**THE REQUEST**
Starting at the first line of the entries, extract each line up to and including the one that contains "const yR = d3.scaleLinear().domain([7, 14]).range([568, 127]);", but leave out the pictures.

**THE RECORDS**
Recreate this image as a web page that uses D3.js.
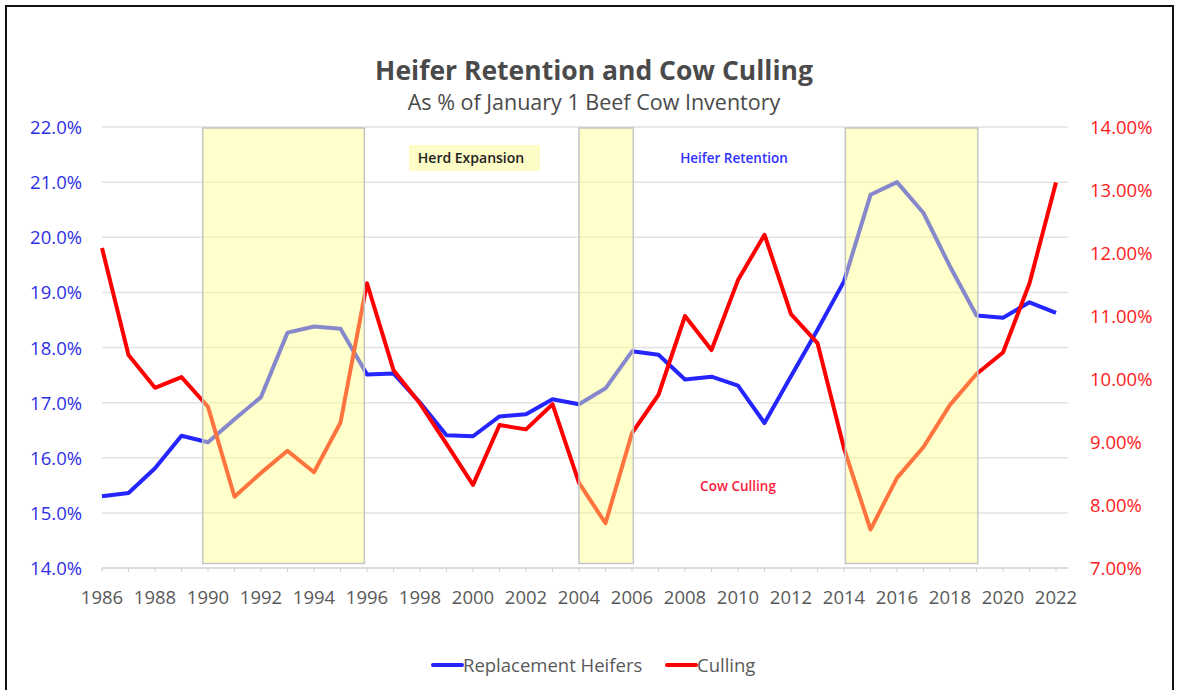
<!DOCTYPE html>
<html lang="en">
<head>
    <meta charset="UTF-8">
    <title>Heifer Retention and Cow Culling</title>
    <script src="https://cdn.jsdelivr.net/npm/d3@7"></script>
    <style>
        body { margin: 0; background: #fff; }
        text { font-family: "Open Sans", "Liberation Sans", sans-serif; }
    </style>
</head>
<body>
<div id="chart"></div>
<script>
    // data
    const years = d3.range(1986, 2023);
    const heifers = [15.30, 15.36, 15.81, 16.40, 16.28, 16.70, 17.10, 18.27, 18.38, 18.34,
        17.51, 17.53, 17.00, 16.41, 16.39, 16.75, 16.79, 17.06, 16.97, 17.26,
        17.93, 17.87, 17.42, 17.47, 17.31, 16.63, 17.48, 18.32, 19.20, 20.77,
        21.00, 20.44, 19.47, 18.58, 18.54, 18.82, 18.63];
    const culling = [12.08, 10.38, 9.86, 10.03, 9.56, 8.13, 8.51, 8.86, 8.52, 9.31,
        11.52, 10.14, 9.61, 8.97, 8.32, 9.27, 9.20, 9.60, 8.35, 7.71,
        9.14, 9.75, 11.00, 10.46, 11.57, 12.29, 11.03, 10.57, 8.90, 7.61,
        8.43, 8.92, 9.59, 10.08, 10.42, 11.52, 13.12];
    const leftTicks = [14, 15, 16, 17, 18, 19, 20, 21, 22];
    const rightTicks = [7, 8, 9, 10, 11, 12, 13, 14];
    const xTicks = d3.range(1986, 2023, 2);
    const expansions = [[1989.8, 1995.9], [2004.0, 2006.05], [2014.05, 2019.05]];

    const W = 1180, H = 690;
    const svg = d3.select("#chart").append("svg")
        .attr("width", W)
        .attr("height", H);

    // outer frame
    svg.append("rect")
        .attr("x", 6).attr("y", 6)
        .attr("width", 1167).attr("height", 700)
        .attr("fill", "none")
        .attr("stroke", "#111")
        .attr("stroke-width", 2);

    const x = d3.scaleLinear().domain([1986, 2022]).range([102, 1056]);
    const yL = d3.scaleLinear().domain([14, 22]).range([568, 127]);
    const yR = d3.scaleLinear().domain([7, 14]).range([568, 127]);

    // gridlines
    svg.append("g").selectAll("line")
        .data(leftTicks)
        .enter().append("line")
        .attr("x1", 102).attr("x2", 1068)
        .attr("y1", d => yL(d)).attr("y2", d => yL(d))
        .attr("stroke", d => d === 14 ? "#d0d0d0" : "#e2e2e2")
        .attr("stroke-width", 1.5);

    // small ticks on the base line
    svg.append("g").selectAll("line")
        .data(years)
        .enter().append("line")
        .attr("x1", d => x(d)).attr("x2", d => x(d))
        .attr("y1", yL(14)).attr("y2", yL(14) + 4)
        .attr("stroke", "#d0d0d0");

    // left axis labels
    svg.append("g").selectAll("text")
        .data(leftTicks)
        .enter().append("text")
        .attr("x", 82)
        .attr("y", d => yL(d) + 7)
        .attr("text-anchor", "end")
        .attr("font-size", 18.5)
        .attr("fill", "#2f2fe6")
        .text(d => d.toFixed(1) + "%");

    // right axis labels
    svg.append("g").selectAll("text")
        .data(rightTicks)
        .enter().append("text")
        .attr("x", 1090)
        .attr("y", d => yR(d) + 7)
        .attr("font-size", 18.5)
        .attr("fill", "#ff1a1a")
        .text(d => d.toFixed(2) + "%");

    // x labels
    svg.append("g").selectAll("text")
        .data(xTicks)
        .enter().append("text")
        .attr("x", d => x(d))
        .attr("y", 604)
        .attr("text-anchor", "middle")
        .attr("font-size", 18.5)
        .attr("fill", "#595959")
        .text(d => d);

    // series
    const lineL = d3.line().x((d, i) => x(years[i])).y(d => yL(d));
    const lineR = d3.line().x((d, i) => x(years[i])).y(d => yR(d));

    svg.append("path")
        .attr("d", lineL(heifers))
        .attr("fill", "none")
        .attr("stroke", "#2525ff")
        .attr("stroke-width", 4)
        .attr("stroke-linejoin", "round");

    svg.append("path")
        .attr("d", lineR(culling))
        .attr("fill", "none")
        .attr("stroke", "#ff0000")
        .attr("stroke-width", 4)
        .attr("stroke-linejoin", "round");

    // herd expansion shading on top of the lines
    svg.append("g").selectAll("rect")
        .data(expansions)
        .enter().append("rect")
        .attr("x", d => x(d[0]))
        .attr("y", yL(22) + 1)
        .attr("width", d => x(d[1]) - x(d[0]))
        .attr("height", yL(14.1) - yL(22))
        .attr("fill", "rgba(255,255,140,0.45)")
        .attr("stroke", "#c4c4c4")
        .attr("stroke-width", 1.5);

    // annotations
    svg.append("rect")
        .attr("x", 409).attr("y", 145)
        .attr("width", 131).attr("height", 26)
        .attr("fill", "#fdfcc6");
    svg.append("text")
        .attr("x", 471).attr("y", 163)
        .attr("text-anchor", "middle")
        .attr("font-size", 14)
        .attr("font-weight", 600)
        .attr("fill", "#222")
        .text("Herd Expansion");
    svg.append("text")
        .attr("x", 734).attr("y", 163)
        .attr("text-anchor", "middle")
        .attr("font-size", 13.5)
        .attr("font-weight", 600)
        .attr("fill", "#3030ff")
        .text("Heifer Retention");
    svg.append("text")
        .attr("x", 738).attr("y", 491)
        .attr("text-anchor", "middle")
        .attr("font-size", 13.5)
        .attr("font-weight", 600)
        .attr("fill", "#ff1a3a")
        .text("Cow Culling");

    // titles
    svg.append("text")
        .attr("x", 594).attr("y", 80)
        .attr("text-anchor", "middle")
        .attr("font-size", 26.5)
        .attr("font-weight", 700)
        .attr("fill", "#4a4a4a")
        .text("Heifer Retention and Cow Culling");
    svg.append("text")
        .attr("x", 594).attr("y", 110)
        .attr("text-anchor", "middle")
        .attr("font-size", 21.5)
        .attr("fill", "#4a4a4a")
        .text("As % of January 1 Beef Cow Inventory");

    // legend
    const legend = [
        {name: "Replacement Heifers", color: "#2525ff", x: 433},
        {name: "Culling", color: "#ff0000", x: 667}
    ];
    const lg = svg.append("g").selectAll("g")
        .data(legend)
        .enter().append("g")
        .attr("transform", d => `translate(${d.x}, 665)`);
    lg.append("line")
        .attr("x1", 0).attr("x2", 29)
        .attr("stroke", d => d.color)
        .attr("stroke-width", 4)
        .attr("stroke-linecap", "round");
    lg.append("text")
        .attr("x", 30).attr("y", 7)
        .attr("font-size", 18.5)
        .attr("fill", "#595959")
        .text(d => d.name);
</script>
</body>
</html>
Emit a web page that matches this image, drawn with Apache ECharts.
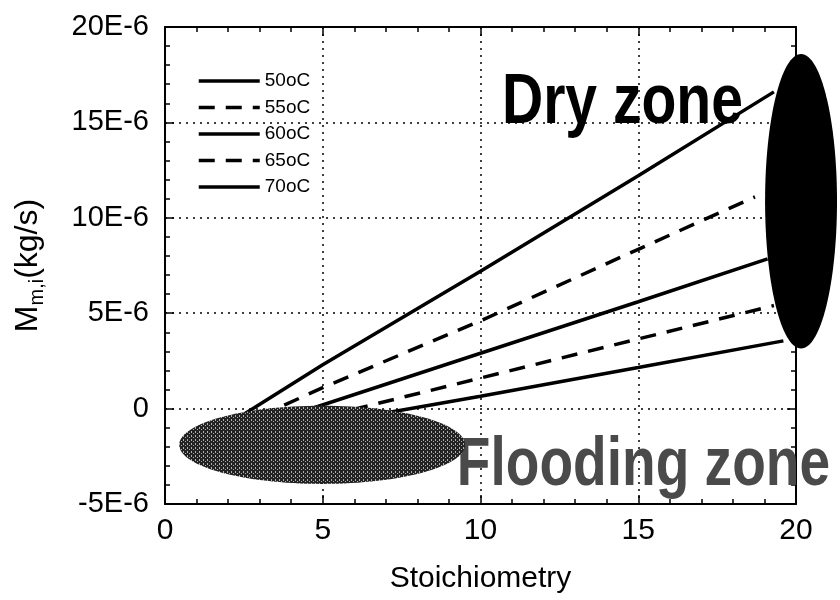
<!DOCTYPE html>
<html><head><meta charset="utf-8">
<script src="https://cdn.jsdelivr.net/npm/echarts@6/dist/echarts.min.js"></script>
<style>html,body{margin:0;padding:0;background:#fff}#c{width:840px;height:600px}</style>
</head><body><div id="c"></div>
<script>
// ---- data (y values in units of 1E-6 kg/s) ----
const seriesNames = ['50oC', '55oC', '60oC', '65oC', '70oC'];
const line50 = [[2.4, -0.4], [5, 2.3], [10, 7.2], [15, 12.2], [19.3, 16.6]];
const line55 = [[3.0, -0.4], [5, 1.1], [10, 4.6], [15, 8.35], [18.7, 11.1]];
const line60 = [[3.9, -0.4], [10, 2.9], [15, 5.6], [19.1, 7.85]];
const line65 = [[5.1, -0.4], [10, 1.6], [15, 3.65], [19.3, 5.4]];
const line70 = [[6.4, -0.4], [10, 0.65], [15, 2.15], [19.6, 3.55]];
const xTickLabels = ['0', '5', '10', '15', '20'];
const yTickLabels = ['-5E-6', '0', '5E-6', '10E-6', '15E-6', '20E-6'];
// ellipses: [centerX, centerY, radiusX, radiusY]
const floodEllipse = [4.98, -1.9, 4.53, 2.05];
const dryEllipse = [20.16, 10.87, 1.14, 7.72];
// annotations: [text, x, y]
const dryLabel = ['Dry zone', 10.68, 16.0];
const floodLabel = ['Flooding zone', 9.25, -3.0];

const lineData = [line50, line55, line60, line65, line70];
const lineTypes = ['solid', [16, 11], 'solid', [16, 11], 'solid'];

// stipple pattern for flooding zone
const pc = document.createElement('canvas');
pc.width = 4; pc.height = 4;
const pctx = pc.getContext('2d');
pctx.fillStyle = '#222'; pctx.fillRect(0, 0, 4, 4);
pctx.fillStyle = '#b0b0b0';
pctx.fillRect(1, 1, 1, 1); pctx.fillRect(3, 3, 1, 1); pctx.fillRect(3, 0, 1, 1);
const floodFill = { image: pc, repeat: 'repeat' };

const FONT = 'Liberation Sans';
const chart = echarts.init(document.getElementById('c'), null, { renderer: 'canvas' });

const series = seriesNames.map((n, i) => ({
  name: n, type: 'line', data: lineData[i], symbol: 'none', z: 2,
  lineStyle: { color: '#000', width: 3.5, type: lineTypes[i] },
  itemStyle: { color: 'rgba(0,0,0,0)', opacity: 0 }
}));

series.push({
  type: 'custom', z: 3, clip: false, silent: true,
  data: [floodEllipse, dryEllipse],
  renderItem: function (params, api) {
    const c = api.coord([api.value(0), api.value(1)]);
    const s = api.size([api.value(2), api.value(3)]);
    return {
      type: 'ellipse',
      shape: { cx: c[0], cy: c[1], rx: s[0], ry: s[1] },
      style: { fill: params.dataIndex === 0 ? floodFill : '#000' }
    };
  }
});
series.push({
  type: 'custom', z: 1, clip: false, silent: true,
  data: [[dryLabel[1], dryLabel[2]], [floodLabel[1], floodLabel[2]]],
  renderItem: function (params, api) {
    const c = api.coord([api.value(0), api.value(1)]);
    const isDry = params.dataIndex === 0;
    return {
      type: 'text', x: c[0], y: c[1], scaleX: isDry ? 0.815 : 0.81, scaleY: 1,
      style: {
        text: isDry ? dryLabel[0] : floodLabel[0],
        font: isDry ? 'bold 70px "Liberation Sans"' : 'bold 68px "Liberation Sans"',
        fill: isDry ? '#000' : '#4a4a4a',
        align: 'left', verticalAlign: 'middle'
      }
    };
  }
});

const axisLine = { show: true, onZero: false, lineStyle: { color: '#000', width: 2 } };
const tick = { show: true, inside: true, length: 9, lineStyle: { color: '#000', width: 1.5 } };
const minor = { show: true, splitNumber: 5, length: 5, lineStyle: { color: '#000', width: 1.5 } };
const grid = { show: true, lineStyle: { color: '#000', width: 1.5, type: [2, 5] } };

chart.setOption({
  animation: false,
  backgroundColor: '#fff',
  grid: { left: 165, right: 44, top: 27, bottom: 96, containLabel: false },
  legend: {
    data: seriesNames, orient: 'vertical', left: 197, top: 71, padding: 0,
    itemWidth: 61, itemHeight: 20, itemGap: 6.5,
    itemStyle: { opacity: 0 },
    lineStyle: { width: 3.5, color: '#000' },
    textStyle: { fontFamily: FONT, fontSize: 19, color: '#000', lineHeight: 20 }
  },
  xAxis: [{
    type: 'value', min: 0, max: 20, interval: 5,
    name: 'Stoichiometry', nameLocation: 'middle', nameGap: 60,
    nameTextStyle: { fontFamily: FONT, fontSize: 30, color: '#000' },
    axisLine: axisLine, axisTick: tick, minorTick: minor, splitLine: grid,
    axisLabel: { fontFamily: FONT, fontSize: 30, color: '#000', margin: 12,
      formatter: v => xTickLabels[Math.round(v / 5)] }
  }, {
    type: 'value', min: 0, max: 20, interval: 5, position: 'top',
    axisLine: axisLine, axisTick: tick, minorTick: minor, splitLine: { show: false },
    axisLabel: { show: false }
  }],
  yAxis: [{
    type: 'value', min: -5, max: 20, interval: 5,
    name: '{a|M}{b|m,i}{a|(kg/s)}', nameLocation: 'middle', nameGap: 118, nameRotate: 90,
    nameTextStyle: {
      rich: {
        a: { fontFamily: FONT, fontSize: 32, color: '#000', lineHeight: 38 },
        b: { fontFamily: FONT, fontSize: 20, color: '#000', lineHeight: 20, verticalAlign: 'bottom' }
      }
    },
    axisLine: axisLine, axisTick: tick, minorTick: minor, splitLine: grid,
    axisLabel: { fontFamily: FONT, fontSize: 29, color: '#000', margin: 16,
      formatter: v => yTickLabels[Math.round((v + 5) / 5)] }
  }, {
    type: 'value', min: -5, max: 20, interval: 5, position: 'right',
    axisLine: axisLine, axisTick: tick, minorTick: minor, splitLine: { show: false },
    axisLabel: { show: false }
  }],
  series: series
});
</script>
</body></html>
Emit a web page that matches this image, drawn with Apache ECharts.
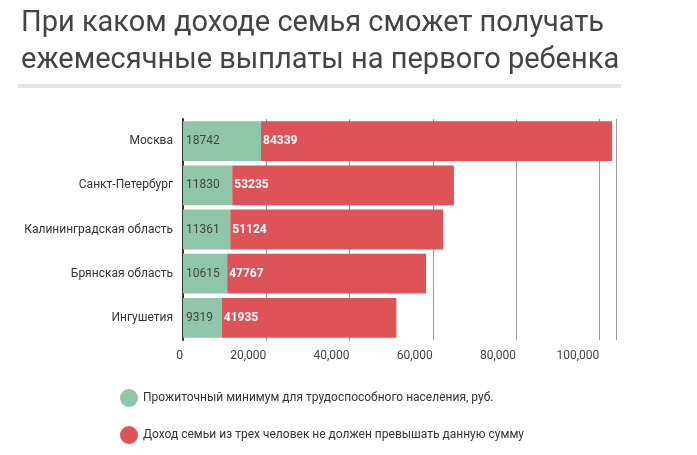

**ANSWER BELOW**
Recreate this image as a web page that uses D3.js.
<!DOCTYPE html>
<html lang="en">
<head>
    <meta charset="UTF-8">
    <title>Heifer Retention and Cow Culling</title>
    <script src="https://cdn.jsdelivr.net/npm/d3@7"></script>
    <style>
        body { margin: 0; background: #fff; }
        text { font-family: "Open Sans", "Liberation Sans", sans-serif; }
    </style>
</head>
<body>
<div id="chart"></div>
<script>
    // data
    const years = d3.range(1986, 2023);
    const heifers = [15.30, 15.36, 15.81, 16.40, 16.28, 16.70, 17.10, 18.27, 18.38, 18.34,
        17.51, 17.53, 17.00, 16.41, 16.39, 16.75, 16.79, 17.06, 16.97, 17.26,
        17.93, 17.87, 17.42, 17.47, 17.31, 16.63, 17.48, 18.32, 19.20, 20.77,
        21.00, 20.44, 19.47, 18.58, 18.54, 18.82, 18.63];
    const culling = [12.08, 10.38, 9.86, 10.03, 9.56, 8.13, 8.51, 8.86, 8.52, 9.31,
        11.52, 10.14, 9.61, 8.97, 8.32, 9.27, 9.20, 9.60, 8.35, 7.71,
        9.14, 9.75, 11.00, 10.46, 11.57, 12.29, 11.03, 10.57, 8.90, 7.61,
        8.43, 8.92, 9.59, 10.08, 10.42, 11.52, 13.12];
    const leftTicks = [14, 15, 16, 17, 18, 19, 20, 21, 22];
    const rightTicks = [7, 8, 9, 10, 11, 12, 13, 14];
    const xTicks = d3.range(1986, 2023, 2);
    const expansions = [[1989.8, 1995.9], [2004.0, 2006.05], [2014.05, 2019.05]];

    const W = 1180, H = 690;
    const svg = d3.select("#chart").append("svg")
        .attr("width", W)
        .attr("height", H);

    // outer frame
    svg.append("rect")
        .attr("x", 6).attr("y", 6)
        .attr("width", 1167).attr("height", 700)
        .attr("fill", "none")
        .attr("stroke", "#111")
        .attr("stroke-width", 2);

    const x = d3.scaleLinear().domain([1986, 2022]).range([102, 1056]);
    const yL = d3.scaleLinear().domain([14, 22]).range([568, 127]);
    const yR = d3.scaleLinear().domain([7, 14]).range([568, 127]);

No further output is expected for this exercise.